By GREG ANSLEY
CANBERRA - Gary Brown should not have stopped to chat with the voluptuous young woman in downtown Perth.
The 38-year-old accountant and father of two should certainly never have offered the woman $A50 ($61) to have sex with him.
The streetwalker was in fact a policewoman, one of two working Pier St in the first test of new laws allowing undercover officers to trap men looking for prostitutes.
Worse was to come.
Under a shame-them approach to stamping out streetwalking in Western Australia, chief magistrate Steven Heath refused to suppress Brown's name, or to impose a spent conviction, under which no record would be kept of the crime.
The same went for the 15 other men rounded up by the two officers and charged under the state's tough Street Prostitution Act.
Not even construction supervisor Raymond Budge, who needed a conviction-free record to work on mining projects overseas, nor Corey Watson, who claimed to have stopped to merely talk to a woman he thought he recognised, were spared.
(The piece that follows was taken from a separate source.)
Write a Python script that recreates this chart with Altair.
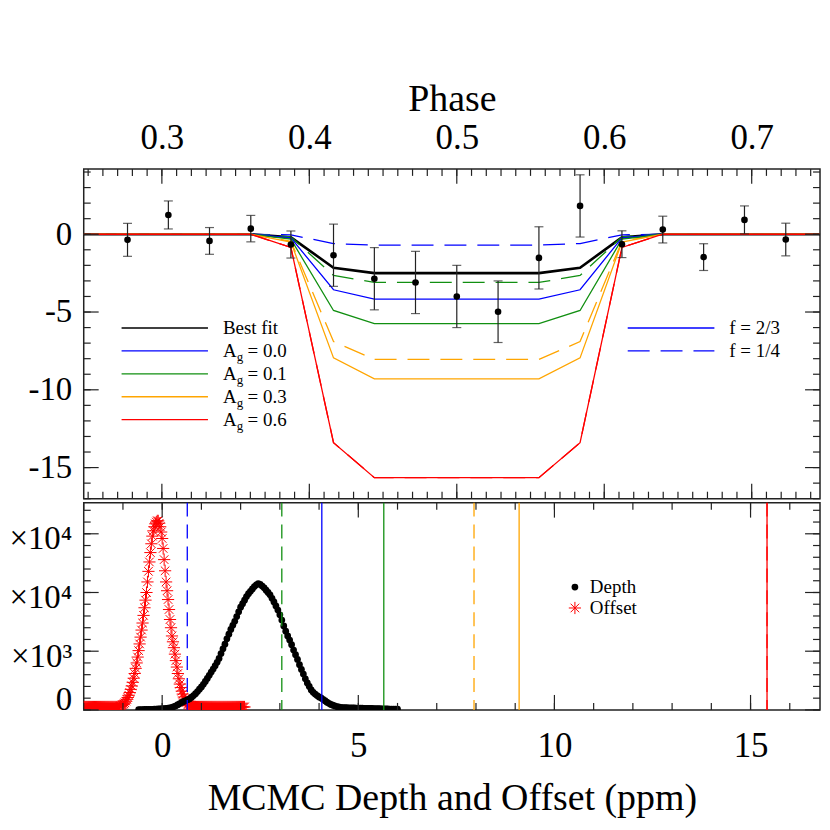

The two undercover officers, working in an operation codenamed Bounty, were testing new provisions of the law introduced in August last year in a bid to keep prostitution off the streets in WA.
Even before that, the police were busy.
Last year they warned they would telephone the wives, employers and families of men caught frequenting illegal suburban brothels.
A crackdown then saw officers knocking on prostitute's doors and asking clients what they were doing there, and a number of calls to Perth companies to let managers know what their employees had been up to in the company car.
The changes to the Street Prostitution Act, which prohibits prostitutes even displaying themselves from doors or windows, were a further bid to rid inner Perth of a flourishing streetwalking industry.
While some brothels are legal, an earlier policy of containment that kept illicit prostitution under control has largely collapsed, leading to demands for new controls.
Police have now responded with new sting operations targeting would-be clients to choke off supply and run streetwalkers out of business.
And in the first rush of convictions, courts have warned of their zero-tolerance approach.